Provided material start

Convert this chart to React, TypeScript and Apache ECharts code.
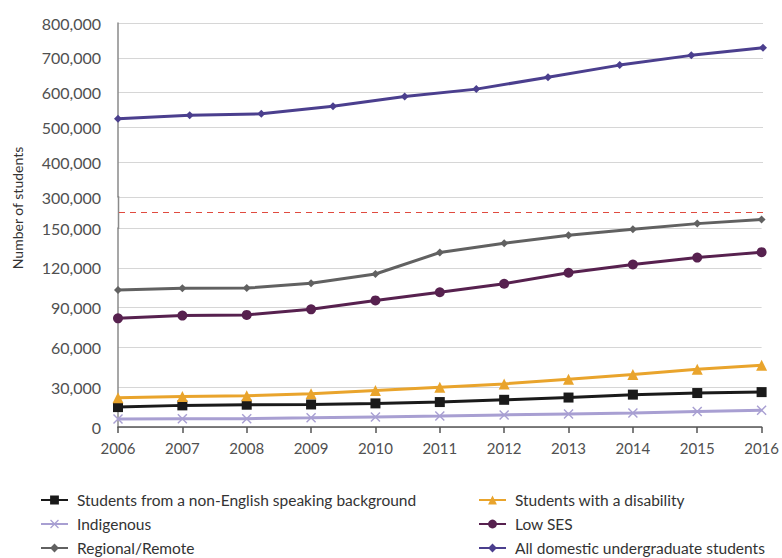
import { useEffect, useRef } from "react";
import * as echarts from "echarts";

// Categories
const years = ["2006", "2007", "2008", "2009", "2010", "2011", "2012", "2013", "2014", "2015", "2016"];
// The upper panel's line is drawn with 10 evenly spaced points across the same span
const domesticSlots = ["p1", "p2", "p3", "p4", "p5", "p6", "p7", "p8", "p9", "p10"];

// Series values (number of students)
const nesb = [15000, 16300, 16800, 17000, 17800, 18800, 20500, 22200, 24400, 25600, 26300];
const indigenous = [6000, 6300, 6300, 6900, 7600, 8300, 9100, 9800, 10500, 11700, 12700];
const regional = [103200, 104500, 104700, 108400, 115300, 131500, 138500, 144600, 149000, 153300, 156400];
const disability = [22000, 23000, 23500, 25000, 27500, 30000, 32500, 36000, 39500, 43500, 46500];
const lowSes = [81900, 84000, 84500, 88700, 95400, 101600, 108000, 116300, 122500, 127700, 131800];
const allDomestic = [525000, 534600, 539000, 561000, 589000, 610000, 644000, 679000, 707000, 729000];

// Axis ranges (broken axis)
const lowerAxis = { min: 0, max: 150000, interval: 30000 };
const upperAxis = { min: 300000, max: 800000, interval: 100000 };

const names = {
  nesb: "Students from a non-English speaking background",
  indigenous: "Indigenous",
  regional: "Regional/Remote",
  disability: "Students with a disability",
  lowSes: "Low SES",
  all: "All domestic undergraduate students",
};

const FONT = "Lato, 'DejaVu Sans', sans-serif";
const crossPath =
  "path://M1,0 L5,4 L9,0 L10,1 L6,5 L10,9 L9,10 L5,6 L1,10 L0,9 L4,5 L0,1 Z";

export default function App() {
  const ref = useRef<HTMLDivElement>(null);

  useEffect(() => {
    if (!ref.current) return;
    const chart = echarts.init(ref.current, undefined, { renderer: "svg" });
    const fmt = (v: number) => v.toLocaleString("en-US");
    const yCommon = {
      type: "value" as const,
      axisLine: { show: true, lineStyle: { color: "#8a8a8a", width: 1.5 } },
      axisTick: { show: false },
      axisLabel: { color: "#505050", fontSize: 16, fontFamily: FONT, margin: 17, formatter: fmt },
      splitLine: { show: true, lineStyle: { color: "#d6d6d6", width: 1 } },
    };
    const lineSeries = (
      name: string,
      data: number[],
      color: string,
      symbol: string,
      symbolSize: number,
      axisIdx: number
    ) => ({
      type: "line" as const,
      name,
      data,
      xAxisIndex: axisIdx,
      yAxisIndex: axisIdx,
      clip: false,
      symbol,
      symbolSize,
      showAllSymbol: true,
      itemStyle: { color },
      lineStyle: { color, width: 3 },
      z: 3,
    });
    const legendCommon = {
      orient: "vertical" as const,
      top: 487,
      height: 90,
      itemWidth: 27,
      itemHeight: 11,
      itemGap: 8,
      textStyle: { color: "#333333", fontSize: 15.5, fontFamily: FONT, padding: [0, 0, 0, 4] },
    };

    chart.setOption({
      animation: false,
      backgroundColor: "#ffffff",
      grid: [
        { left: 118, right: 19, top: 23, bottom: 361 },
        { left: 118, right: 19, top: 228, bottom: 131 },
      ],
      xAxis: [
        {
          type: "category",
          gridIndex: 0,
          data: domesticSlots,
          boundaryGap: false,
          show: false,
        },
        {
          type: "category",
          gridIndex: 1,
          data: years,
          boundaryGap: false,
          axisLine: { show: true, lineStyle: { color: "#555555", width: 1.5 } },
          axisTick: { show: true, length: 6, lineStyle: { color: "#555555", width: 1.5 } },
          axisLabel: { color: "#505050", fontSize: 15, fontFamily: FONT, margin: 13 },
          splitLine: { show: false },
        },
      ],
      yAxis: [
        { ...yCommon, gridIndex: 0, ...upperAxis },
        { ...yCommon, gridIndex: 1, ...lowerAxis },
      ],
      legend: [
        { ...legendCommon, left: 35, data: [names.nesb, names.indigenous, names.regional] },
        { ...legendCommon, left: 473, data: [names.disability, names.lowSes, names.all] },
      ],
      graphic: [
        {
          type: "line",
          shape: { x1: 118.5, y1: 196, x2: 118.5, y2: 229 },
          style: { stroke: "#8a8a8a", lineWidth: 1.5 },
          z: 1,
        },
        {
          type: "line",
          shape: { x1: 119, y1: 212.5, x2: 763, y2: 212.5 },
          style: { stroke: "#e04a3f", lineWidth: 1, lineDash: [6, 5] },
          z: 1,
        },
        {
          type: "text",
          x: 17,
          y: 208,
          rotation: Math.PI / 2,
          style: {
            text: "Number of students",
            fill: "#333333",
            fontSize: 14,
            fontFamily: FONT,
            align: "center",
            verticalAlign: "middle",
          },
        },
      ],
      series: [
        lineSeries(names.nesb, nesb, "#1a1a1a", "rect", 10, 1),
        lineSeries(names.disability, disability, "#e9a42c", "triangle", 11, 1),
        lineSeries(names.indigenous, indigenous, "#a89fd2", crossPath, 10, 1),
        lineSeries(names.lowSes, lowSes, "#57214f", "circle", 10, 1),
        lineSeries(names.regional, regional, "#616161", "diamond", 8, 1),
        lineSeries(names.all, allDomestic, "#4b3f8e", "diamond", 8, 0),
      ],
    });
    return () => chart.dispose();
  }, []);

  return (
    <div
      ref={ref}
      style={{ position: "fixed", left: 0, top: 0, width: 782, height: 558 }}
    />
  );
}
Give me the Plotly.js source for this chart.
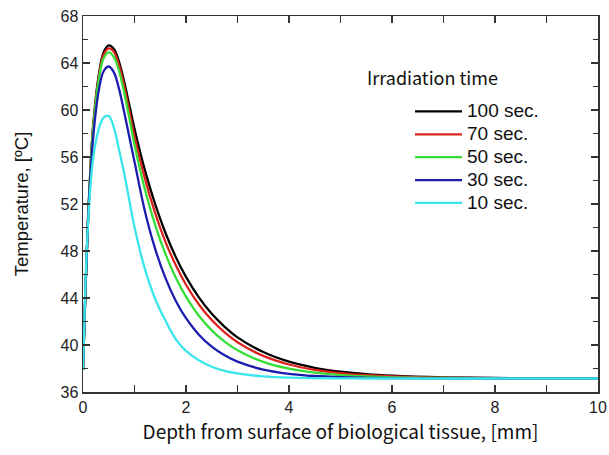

Provided material end

• What needs to be done: Give again, word for word, every line from the top of the data through the line with "import * as", both ends included, and exclude the pictures.

• Response to this exercise:
Convert this chart to React, TypeScript and Apache ECharts code.
import { useEffect, useRef } from "react";
import * as echarts from "echarts";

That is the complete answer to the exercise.